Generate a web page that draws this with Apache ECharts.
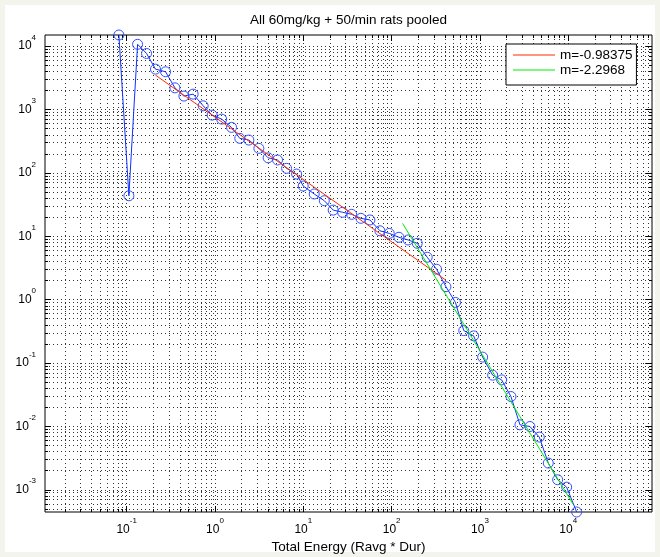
<!DOCTYPE html>
<html><head><meta charset="utf-8">
<script src="https://cdn.jsdelivr.net/npm/echarts@6/dist/echarts.min.js"></script>
<style>
html,body{margin:0;padding:0;background:#f3f5ec;}
#frame{position:absolute;left:5px;top:5px;width:650px;height:547px;background:#fff;}
#c{position:absolute;left:0;top:0;width:660px;height:557px;}
</style></head><body><div id="frame"></div><div id="c"></div>
<script>
// ---- data ----
const titleText = 'All 60mg/kg + 50/min rats pooled';
const xTitle = 'Total Energy (Ravg * Dur)';
const energy = [0.0817, 0.106, 0.133, 0.168, 0.212, 0.276, 0.352, 0.445, 0.566, 0.735,
  0.929, 1.19, 1.54, 1.91, 2.42, 3.14, 4.0, 5.11, 6.47, 8.40,
  9.98, 13.3, 17.3, 21.8, 27.9, 35.3, 44.9, 56.8, 73.7, 94.0,
  121, 154, 195, 253, 323, 412, 528, 656, 848, 1073,
  1393, 1762, 2244, 2838, 3683, 4700, 5943, 7586, 9590, 12450];
const counts = [15000, 43.6, 10700, 7670, 4340, 3940, 2200, 1630, 1750, 1145,
  817, 706, 523, 351, 330, 244, 173, 160, 118, 95.9,
  62.1, 46.5, 36.4, 25.9, 23.9, 22.2, 19.2, 18.1, 12.2, 11.1,
  9.64, 8.75, 7.75, 4.67, 3.02, 1.60, 0.904, 0.325, 0.268, 0.124,
  0.0643, 0.0542, 0.0296, 0.0106, 0.00996, 0.00678, 0.00264, 0.00144, 0.00110, 0.000446];
const fit1Name = 'm=-0.98375';
const fit1X = [0.212, 412];
const fit1Y = [3490, 2.03];
const fit2Name = 'm=-2.2968';
const fit2X = [133, 11400];
const fit2Y = [16.0, 0.000586];
const xMin = 0.0119, xMax = 88750;
const yMin = 0.000446, yMax = 15000;
const xMajorTicks = [0.1, 1, 10, 100, 1000, 10000];
const yMajorTicks = [0.001, 0.01, 0.1, 1, 10, 100, 1000, 10000];
const xDecades = [0.01, 0.1, 1, 10, 100, 1000, 10000];
const yDecades = [0.0001, 0.001, 0.01, 0.1, 1, 10, 100, 1000, 10000];
const minorMult = [2, 3, 4, 5, 6, 7, 8, 9];

function minorTicks(decades, lo, hi) {
  const out = [];
  decades.forEach(d => minorMult.forEach(m => {
    const v = +(d * m).toPrecision(3);
    if (v > lo && v < hi) out.push(v);
  }));
  return out;
}
const xMinorTicks = minorTicks(xDecades, xMin, xMax);
const yMinorTicks = minorTicks(yDecades, yMin, yMax);

const FONT = '"Liberation Sans", Arial, Helvetica, sans-serif';
const gridLine = { show: true, lineStyle: { color: '#333', width: 1, type: [1, 3] } };
function powLabel(v) {
  const e = Math.round(Math.log10(v));
  return '{b|10}{s|' + e + '}';
}
const rich = {
  b: { fontSize: 12, lineHeight: 25, verticalAlign: 'middle', color: '#000', fontFamily: FONT },
  s: { fontSize: 8, verticalAlign: 'top', color: '#000', fontFamily: FONT }
};

function makeAxis(pos, min, max, ticks, len, withSplit, labels, extra) {
  return Object.assign({
    type: 'log', logBase: 10, position: pos, min: min, max: max,
    axisLine: { show: false },
    axisTick: { show: true, inside: true, length: len, customValues: ticks,
      lineStyle: { color: '#000', width: 1 } },
    axisLabel: labels ? { show: true, customValues: ticks, formatter: powLabel, rich: rich,
      margin: pos === 'bottom' ? 5 : 9 } : { show: false },
    splitLine: withSplit ? gridLine : { show: false },
    minorTick: { show: false }, minorSplitLine: { show: false }
  }, extra || {});
}

const chart = echarts.init(document.getElementById('c'), null, { renderer: 'canvas' });
chart.setOption({
  animation: false,
  backgroundColor: 'transparent',
  textStyle: { fontFamily: FONT },
  grid: { left: 45, right: 8, top: 35, bottom: 45, show: true, borderColor: '#000', borderWidth: 1,
    backgroundColor: '#fff', containLabel: false, outerBoundsMode: 'none' },
  graphic: [{ type: 'text', x: 348.5, y: 20,
    style: { text: titleText, textAlign: 'center', textVerticalAlign: 'middle', font: '13.5px ' + FONT, fill: '#000' } }],
  legend: {
    data: [{ name: fit1Name, icon: 'rect' }, { name: fit2Name, icon: 'rect' }],
    orient: 'vertical', left: 506, top: 44,
    padding: [4, 4, 8, 7], itemGap: 1, itemWidth: 42, itemHeight: 1,
    backgroundColor: '#fff', borderColor: '#000', borderWidth: 1, borderRadius: 0,
    textStyle: { fontSize: 13.5, color: '#000', fontFamily: FONT, lineHeight: 14 }
  },
  xAxis: [
    makeAxis('bottom', xMin, xMax, xMajorTicks, 6, true, true,
      { name: xTitle, nameLocation: 'middle', nameGap: 22,
        nameTextStyle: { fontSize: 13.5, color: '#000', fontFamily: FONT } }),
    makeAxis('bottom', xMin, xMax, xMinorTicks, 3, true, false),
    makeAxis('top', xMin, xMax, xMajorTicks, 6, false, false),
    makeAxis('top', xMin, xMax, xMinorTicks, 3, false, false)
  ],
  yAxis: [
    makeAxis('left', yMin, yMax, yMajorTicks, 6, true, true),
    makeAxis('left', yMin, yMax, yMinorTicks, 3, true, false),
    makeAxis('right', yMin, yMax, yMajorTicks, 6, false, false),
    makeAxis('right', yMin, yMax, yMinorTicks, 3, false, false)
  ],
  series: [
    { name: 'data', type: 'line', xAxisIndex: 0, yAxisIndex: 0,
      data: energy.map((x, i) => [x, counts[i]]),
      symbol: 'circle', symbolSize: 10, showSymbol: true,
      lineStyle: { color: '#1030ff', width: 1 },
      itemStyle: { color: 'rgba(0,0,0,0)', borderColor: '#3050ff', borderWidth: 1 },
      z: 3 },
    { name: fit1Name, type: 'line', symbol: 'none',
      data: fit1X.map((x, i) => [x, fit1Y[i]]),
      lineStyle: { color: '#ff2a00', width: 1 }, itemStyle: { color: '#ff2a00' }, z: 4 },
    { name: fit2Name, type: 'line', symbol: 'none',
      data: fit2X.map((x, i) => [x, fit2Y[i]]),
      lineStyle: { color: '#00ee00', width: 1 }, itemStyle: { color: '#00ee00' }, z: 5 }
  ]
});
</script></body></html>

--- --- ---

▶ The exercise
Copy out all the data exactly; skip the pictures.

▶ Exercise output
Generate a web page that draws this with Apache ECharts.
<!DOCTYPE html>
<html><head><meta charset="utf-8">
<script src="https://cdn.jsdelivr.net/npm/echarts@6/dist/echarts.min.js"></script>
<style>
html,body{margin:0;padding:0;background:#f3f5ec;}
#frame{position:absolute;left:5px;top:5px;width:650px;height:547px;background:#fff;}
#c{position:absolute;left:0;top:0;width:660px;height:557px;}
</style></head><body><div id="frame"></div><div id="c"></div>
<script>
// ---- data ----
const titleText = 'All 60mg/kg + 50/min rats pooled';
const xTitle = 'Total Energy (Ravg * Dur)';
const energy = [0.0817, 0.106, 0.133, 0.168, 0.212, 0.276, 0.352, 0.445, 0.566, 0.735,
  0.929, 1.19, 1.54, 1.91, 2.42, 3.14, 4.0, 5.11, 6.47, 8.40,
  9.98, 13.3, 17.3, 21.8, 27.9, 35.3, 44.9, 56.8, 73.7, 94.0,
  121, 154, 195, 253, 323, 412, 528, 656, 848, 1073,
  1393, 1762, 2244, 2838, 3683, 4700, 5943, 7586, 9590, 12450];
const counts = [15000, 43.6, 10700, 7670, 4340, 3940, 2200, 1630, 1750, 1145,
  817, 706, 523, 351, 330, 244, 173, 160, 118, 95.9,
  62.1, 46.5, 36.4, 25.9, 23.9, 22.2, 19.2, 18.1, 12.2, 11.1,
  9.64, 8.75, 7.75, 4.67, 3.02, 1.60, 0.904, 0.325, 0.268, 0.124,
  0.0643, 0.0542, 0.0296, 0.0106, 0.00996, 0.00678, 0.00264, 0.00144, 0.00110, 0.000446];
const fit1Name = 'm=-0.98375';
const fit1X = [0.212, 412];
const fit1Y = [3490, 2.03];
const fit2Name = 'm=-2.2968';
const fit2X = [133, 11400];
const fit2Y = [16.0, 0.000586];
const xMin = 0.0119, xMax = 88750;
const yMin = 0.000446, yMax = 15000;
const xMajorTicks = [0.1, 1, 10, 100, 1000, 10000];
const yMajorTicks = [0.001, 0.01, 0.1, 1, 10, 100, 1000, 10000];
const xDecades = [0.01, 0.1, 1, 10, 100, 1000, 10000];
const yDecades = [0.0001, 0.001, 0.01, 0.1, 1, 10, 100, 1000, 10000];
const minorMult = [2, 3, 4, 5, 6, 7, 8, 9];

function minorTicks(decades, lo, hi) {
  const out = [];
  decades.forEach(d => minorMult.forEach(m => {
    const v = +(d * m).toPrecision(3);
    if (v > lo && v < hi) out.push(v);
  }));
  return out;
}
const xMinorTicks = minorTicks(xDecades, xMin, xMax);
const yMinorTicks = minorTicks(yDecades, yMin, yMax);

const FONT = '"Liberation Sans", Arial, Helvetica, sans-serif';
const gridLine = { show: true, lineStyle: { color: '#333', width: 1, type: [1, 3] } };
function powLabel(v) {
  const e = Math.round(Math.log10(v));
  return '{b|10}{s|' + e + '}';
}
const rich = {
  b: { fontSize: 12, lineHeight: 25, verticalAlign: 'middle', color: '#000', fontFamily: FONT },
  s: { fontSize: 8, verticalAlign: 'top', color: '#000', fontFamily: FONT }
};

function makeAxis(pos, min, max, ticks, len, withSplit, labels, extra) {
  return Object.assign({
    type: 'log', logBase: 10, position: pos, min: min, max: max,
    axisLine: { show: false },
    axisTick: { show: true, inside: true, length: len, customValues: ticks,
      lineStyle: { color: '#000', width: 1 } },
    axisLabel: labels ? { show: true, customValues: ticks, formatter: powLabel, rich: rich,
      margin: pos === 'bottom' ? 5 : 9 } : { show: false },
    splitLine: withSplit ? gridLine : { show: false },
    minorTick: { show: false }, minorSplitLine: { show: false }
  }, extra || {});
}

const chart = echarts.init(document.getElementById('c'), null, { renderer: 'canvas' });
chart.setOption({
  animation: false,
  backgroundColor: 'transparent',
  textStyle: { fontFamily: FONT },
  grid: { left: 45, right: 8, top: 35, bottom: 45, show: true, borderColor: '#000', borderWidth: 1,
    backgroundColor: '#fff', containLabel: false, outerBoundsMode: 'none' },
  graphic: [{ type: 'text', x: 348.5, y: 20,
    style: { text: titleText, textAlign: 'center', textVerticalAlign: 'middle', font: '13.5px ' + FONT, fill: '#000' } }],
  legend: {
    data: [{ name: fit1Name, icon: 'rect' }, { name: fit2Name, icon: 'rect' }],
    orient: 'vertical', left: 506, top: 44,
    padding: [4, 4, 8, 7], itemGap: 1, itemWidth: 42, itemHeight: 1,
    backgroundColor: '#fff', borderColor: '#000', borderWidth: 1, borderRadius: 0,
    textStyle: { fontSize: 13.5, color: '#000', fontFamily: FONT, lineHeight: 14 }
  },
  xAxis: [
    makeAxis('bottom', xMin, xMax, xMajorTicks, 6, true, true,
      { name: xTitle, nameLocation: 'middle', nameGap: 22,
        nameTextStyle: { fontSize: 13.5, color: '#000', fontFamily: FONT } }),
    makeAxis('bottom', xMin, xMax, xMinorTicks, 3, true, false),
    makeAxis('top', xMin, xMax, xMajorTicks, 6, false, false),
    makeAxis('top', xMin, xMax, xMinorTicks, 3, false, false)
  ],
  yAxis: [
    makeAxis('left', yMin, yMax, yMajorTicks, 6, true, true),
    makeAxis('left', yMin, yMax, yMinorTicks, 3, true, false),
    makeAxis('right', yMin, yMax, yMajorTicks, 6, false, false),
    makeAxis('right', yMin, yMax, yMinorTicks, 3, false, false)
  ],
  series: [
    { name: 'data', type: 'line', xAxisIndex: 0, yAxisIndex: 0,
      data: energy.map((x, i) => [x, counts[i]]),
      symbol: 'circle', symbolSize: 10, showSymbol: true,
      lineStyle: { color: '#1030ff', width: 1 },
      itemStyle: { color: 'rgba(0,0,0,0)', borderColor: '#3050ff', borderWidth: 1 },
      z: 3 },
    { name: fit1Name, type: 'line', symbol: 'none',
      data: fit1X.map((x, i) => [x, fit1Y[i]]),
      lineStyle: { color: '#ff2a00', width: 1 }, itemStyle: { color: '#ff2a00' }, z: 4 },
    { name: fit2Name, type: 'line', symbol: 'none',
      data: fit2X.map((x, i) => [x, fit2Y[i]]),
      lineStyle: { color: '#00ee00', width: 1 }, itemStyle: { color: '#00ee00' }, z: 5 }
  ]
});
</script></body></html>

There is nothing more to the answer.